INSTRUCTIONS TO FOLLOW: Leave out the pictures, then reproduce the rest of the material exactly.
>> start
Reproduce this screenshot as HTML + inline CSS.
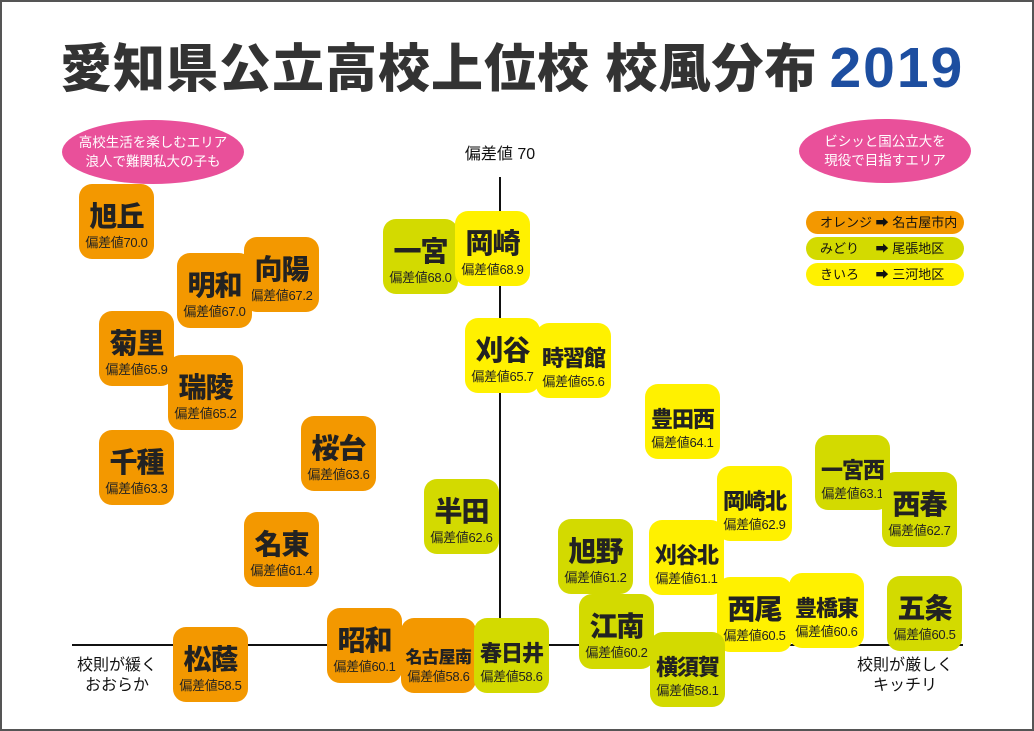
<!DOCTYPE html>
<html><head><meta charset="utf-8"><style>
*{margin:0;padding:0;box-sizing:border-box}
body{width:1034px;height:731px;background:#fff;position:relative;overflow:hidden;font-family:"Liberation Sans","Noto Sans CJK JP",sans-serif}
.frame{position:absolute;left:0;top:0;width:1034px;height:731px;border:2px solid #555}
.t{position:absolute;left:60px;top:33px;font-size:52px;line-height:70px;font-weight:900;color:#333;white-space:nowrap;letter-spacing:1px}
.t b{color:#1d4ea0;font-weight:900;margin-left:12px;letter-spacing:2px;font-size:57px;font-family:"Liberation Sans",sans-serif}
.ell{position:absolute;background:#e9509a;border-radius:50%;color:#fff;font-size:13.5px;line-height:19px;text-align:center;display:flex;align-items:center;justify-content:center}
.pill{position:absolute;left:806px;width:158px;height:23px;border-radius:12px;font-size:13px;line-height:23px;padding-left:14px;color:#111;white-space:pre}
.b{position:absolute;width:75px;height:75px;border-radius:13px;text-align:center;color:#222}
.b .n{position:absolute;left:0;right:0;top:17px;font-size:28px;font-weight:900;line-height:32px;white-space:nowrap;letter-spacing:-1px}
.b .n.m{font-size:22px;top:20px}
.b .n.l{font-size:17px;top:24px;letter-spacing:-0.5px}
.b .s{position:absolute;left:0;right:0;top:51px;font-size:13px;line-height:15px;white-space:nowrap;letter-spacing:-0.3px}
.o{background:#f39800}.g{background:#d3da00}.y{background:#fff100}
.ax{position:absolute;background:#111}
.lbl{position:absolute;font-size:16px;line-height:20px;text-align:center;color:#111;white-space:nowrap}
</style></head><body>
<div class="frame"></div>
<div class="t">愛知県公立高校上位校 校風分布<b>2019</b></div>
<div class="ell" style="left:62px;top:120px;width:182px;height:64px">高校生活を楽しむエリア<br>浪人で難関私大の子も</div>
<div class="ell" style="left:799px;top:119px;width:172px;height:64px">ビシッと国公立大を<br>現役で目指すエリア</div>
<div class="pill o" style="top:211px">オレンジ ➡ 名古屋市内</div>
<div class="pill g" style="top:237px">みどり　 ➡ 尾張地区</div>
<div class="pill y" style="top:263px">きいろ　 ➡ 三河地区</div>
<div class="lbl" style="left:450px;top:145px;width:100px">偏差値 70</div>
<div class="ax" style="left:499px;top:177px;width:2px;height:470px"></div>
<div class="ax" style="left:72px;top:644px;width:891px;height:2px"></div>
<div class="lbl" style="left:57px;top:656px;width:120px">校則が緩く<br>おおらか</div>
<div class="lbl" style="left:845px;top:656px;width:120px">校則が厳しく<br>キッチリ</div>

<div class="b o" style="left:79px;top:184px"><div class="n">旭丘</div><div class="s">偏差値70.0</div></div>
<div class="b o" style="left:244px;top:237px"><div class="n">向陽</div><div class="s">偏差値67.2</div></div>
<div class="b o" style="left:177px;top:253px"><div class="n">明和</div><div class="s">偏差値67.0</div></div>
<div class="b o" style="left:99px;top:311px"><div class="n">菊里</div><div class="s">偏差値65.9</div></div>
<div class="b o" style="left:168px;top:355px"><div class="n">瑞陵</div><div class="s">偏差値65.2</div></div>
<div class="b o" style="left:99px;top:430px"><div class="n">千種</div><div class="s">偏差値63.3</div></div>
<div class="b o" style="left:301px;top:416px"><div class="n">桜台</div><div class="s">偏差値63.6</div></div>
<div class="b o" style="left:244px;top:512px"><div class="n">名東</div><div class="s">偏差値61.4</div></div>
<div class="b o" style="left:173px;top:627px"><div class="n">松蔭</div><div class="s">偏差値58.5</div></div>
<div class="b o" style="left:327px;top:608px"><div class="n">昭和</div><div class="s">偏差値60.1</div></div>
<div class="b o" style="left:401px;top:618px"><div class="n l">名古屋南</div><div class="s">偏差値58.6</div></div>
<div class="b g" style="left:474px;top:618px"><div class="n m">春日井</div><div class="s">偏差値58.6</div></div>
<div class="b g" style="left:383px;top:219px"><div class="n">一宮</div><div class="s">偏差値68.0</div></div>
<div class="b y" style="left:455px;top:211px"><div class="n">岡崎</div><div class="s">偏差値68.9</div></div>
<div class="b y" style="left:465px;top:318px"><div class="n">刈谷</div><div class="s">偏差値65.7</div></div>
<div class="b y" style="left:536px;top:323px"><div class="n m">時習館</div><div class="s">偏差値65.6</div></div>
<div class="b g" style="left:424px;top:479px"><div class="n">半田</div><div class="s">偏差値62.6</div></div>
<div class="b y" style="left:645px;top:384px"><div class="n m">豊田西</div><div class="s">偏差値64.1</div></div>
<div class="b g" style="left:558px;top:519px"><div class="n">旭野</div><div class="s">偏差値61.2</div></div>
<div class="b y" style="left:649px;top:520px"><div class="n m">刈谷北</div><div class="s">偏差値61.1</div></div>
<div class="b y" style="left:717px;top:466px"><div class="n m">岡崎北</div><div class="s">偏差値62.9</div></div>
<div class="b g" style="left:815px;top:435px"><div class="n m">一宮西</div><div class="s">偏差値63.1</div></div>
<div class="b g" style="left:882px;top:472px"><div class="n">西春</div><div class="s">偏差値62.7</div></div>
<div class="b g" style="left:579px;top:594px"><div class="n">江南</div><div class="s">偏差値60.2</div></div>
<div class="b y" style="left:717px;top:577px"><div class="n">西尾</div><div class="s">偏差値60.5</div></div>
<div class="b y" style="left:789px;top:573px"><div class="n m">豊橋東</div><div class="s">偏差値60.6</div></div>
<div class="b g" style="left:650px;top:632px"><div class="n m">横須賀</div><div class="s">偏差値58.1</div></div>
<div class="b g" style="left:887px;top:576px"><div class="n">五条</div><div class="s">偏差値60.5</div></div>
</body></html>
>> end
SOLUTION TO THIS EXERCISE:
Reproduce this screenshot as HTML + inline CSS.
<!DOCTYPE html>
<html><head><meta charset="utf-8"><style>
*{margin:0;padding:0;box-sizing:border-box}
body{width:1034px;height:731px;background:#fff;position:relative;overflow:hidden;font-family:"Liberation Sans","Noto Sans CJK JP",sans-serif}
.frame{position:absolute;left:0;top:0;width:1034px;height:731px;border:2px solid #555}
.t{position:absolute;left:60px;top:33px;font-size:52px;line-height:70px;font-weight:900;color:#333;white-space:nowrap;letter-spacing:1px}
.t b{color:#1d4ea0;font-weight:900;margin-left:12px;letter-spacing:2px;font-size:57px;font-family:"Liberation Sans",sans-serif}
.ell{position:absolute;background:#e9509a;border-radius:50%;color:#fff;font-size:13.5px;line-height:19px;text-align:center;display:flex;align-items:center;justify-content:center}
.pill{position:absolute;left:806px;width:158px;height:23px;border-radius:12px;font-size:13px;line-height:23px;padding-left:14px;color:#111;white-space:pre}
.b{position:absolute;width:75px;height:75px;border-radius:13px;text-align:center;color:#222}
.b .n{position:absolute;left:0;right:0;top:17px;font-size:28px;font-weight:900;line-height:32px;white-space:nowrap;letter-spacing:-1px}
.b .n.m{font-size:22px;top:20px}
.b .n.l{font-size:17px;top:24px;letter-spacing:-0.5px}
.b .s{position:absolute;left:0;right:0;top:51px;font-size:13px;line-height:15px;white-space:nowrap;letter-spacing:-0.3px}
.o{background:#f39800}.g{background:#d3da00}.y{background:#fff100}
.ax{position:absolute;background:#111}
.lbl{position:absolute;font-size:16px;line-height:20px;text-align:center;color:#111;white-space:nowrap}
</style></head><body>
<div class="frame"></div>
<div class="t">愛知県公立高校上位校 校風分布<b>2019</b></div>
<div class="ell" style="left:62px;top:120px;width:182px;height:64px">高校生活を楽しむエリア<br>浪人で難関私大の子も</div>
<div class="ell" style="left:799px;top:119px;width:172px;height:64px">ビシッと国公立大を<br>現役で目指すエリア</div>
<div class="pill o" style="top:211px">オレンジ ➡ 名古屋市内</div>
<div class="pill g" style="top:237px">みどり　 ➡ 尾張地区</div>
<div class="pill y" style="top:263px">きいろ　 ➡ 三河地区</div>
<div class="lbl" style="left:450px;top:145px;width:100px">偏差値 70</div>
<div class="ax" style="left:499px;top:177px;width:2px;height:470px"></div>
<div class="ax" style="left:72px;top:644px;width:891px;height:2px"></div>
<div class="lbl" style="left:57px;top:656px;width:120px">校則が緩く<br>おおらか</div>
<div class="lbl" style="left:845px;top:656px;width:120px">校則が厳しく<br>キッチリ</div>

<div class="b o" style="left:79px;top:184px"><div class="n">旭丘</div><div class="s">偏差値70.0</div></div>
<div class="b o" style="left:244px;top:237px"><div class="n">向陽</div><div class="s">偏差値67.2</div></div>
<div class="b o" style="left:177px;top:253px"><div class="n">明和</div><div class="s">偏差値67.0</div></div>
<div class="b o" style="left:99px;top:311px"><div class="n">菊里</div><div class="s">偏差値65.9</div></div>
<div class="b o" style="left:168px;top:355px"><div class="n">瑞陵</div><div class="s">偏差値65.2</div></div>
<div class="b o" style="left:99px;top:430px"><div class="n">千種</div><div class="s">偏差値63.3</div></div>
<div class="b o" style="left:301px;top:416px"><div class="n">桜台</div><div class="s">偏差値63.6</div></div>
<div class="b o" style="left:244px;top:512px"><div class="n">名東</div><div class="s">偏差値61.4</div></div>
<div class="b o" style="left:173px;top:627px"><div class="n">松蔭</div><div class="s">偏差値58.5</div></div>
<div class="b o" style="left:327px;top:608px"><div class="n">昭和</div><div class="s">偏差値60.1</div></div>
<div class="b o" style="left:401px;top:618px"><div class="n l">名古屋南</div><div class="s">偏差値58.6</div></div>
<div class="b g" style="left:474px;top:618px"><div class="n m">春日井</div><div class="s">偏差値58.6</div></div>
<div class="b g" style="left:383px;top:219px"><div class="n">一宮</div><div class="s">偏差値68.0</div></div>
<div class="b y" style="left:455px;top:211px"><div class="n">岡崎</div><div class="s">偏差値68.9</div></div>
<div class="b y" style="left:465px;top:318px"><div class="n">刈谷</div><div class="s">偏差値65.7</div></div>
<div class="b y" style="left:536px;top:323px"><div class="n m">時習館</div><div class="s">偏差値65.6</div></div>
<div class="b g" style="left:424px;top:479px"><div class="n">半田</div><div class="s">偏差値62.6</div></div>
<div class="b y" style="left:645px;top:384px"><div class="n m">豊田西</div><div class="s">偏差値64.1</div></div>
<div class="b g" style="left:558px;top:519px"><div class="n">旭野</div><div class="s">偏差値61.2</div></div>
<div class="b y" style="left:649px;top:520px"><div class="n m">刈谷北</div><div class="s">偏差値61.1</div></div>
<div class="b y" style="left:717px;top:466px"><div class="n m">岡崎北</div><div class="s">偏差値62.9</div></div>
<div class="b g" style="left:815px;top:435px"><div class="n m">一宮西</div><div class="s">偏差値63.1</div></div>
<div class="b g" style="left:882px;top:472px"><div class="n">西春</div><div class="s">偏差値62.7</div></div>
<div class="b g" style="left:579px;top:594px"><div class="n">江南</div><div class="s">偏差値60.2</div></div>
<div class="b y" style="left:717px;top:577px"><div class="n">西尾</div><div class="s">偏差値60.5</div></div>
<div class="b y" style="left:789px;top:573px"><div class="n m">豊橋東</div><div class="s">偏差値60.6</div></div>
<div class="b g" style="left:650px;top:632px"><div class="n m">横須賀</div><div class="s">偏差値58.1</div></div>
<div class="b g" style="left:887px;top:576px"><div class="n">五条</div><div class="s">偏差値60.5</div></div>
</body></html>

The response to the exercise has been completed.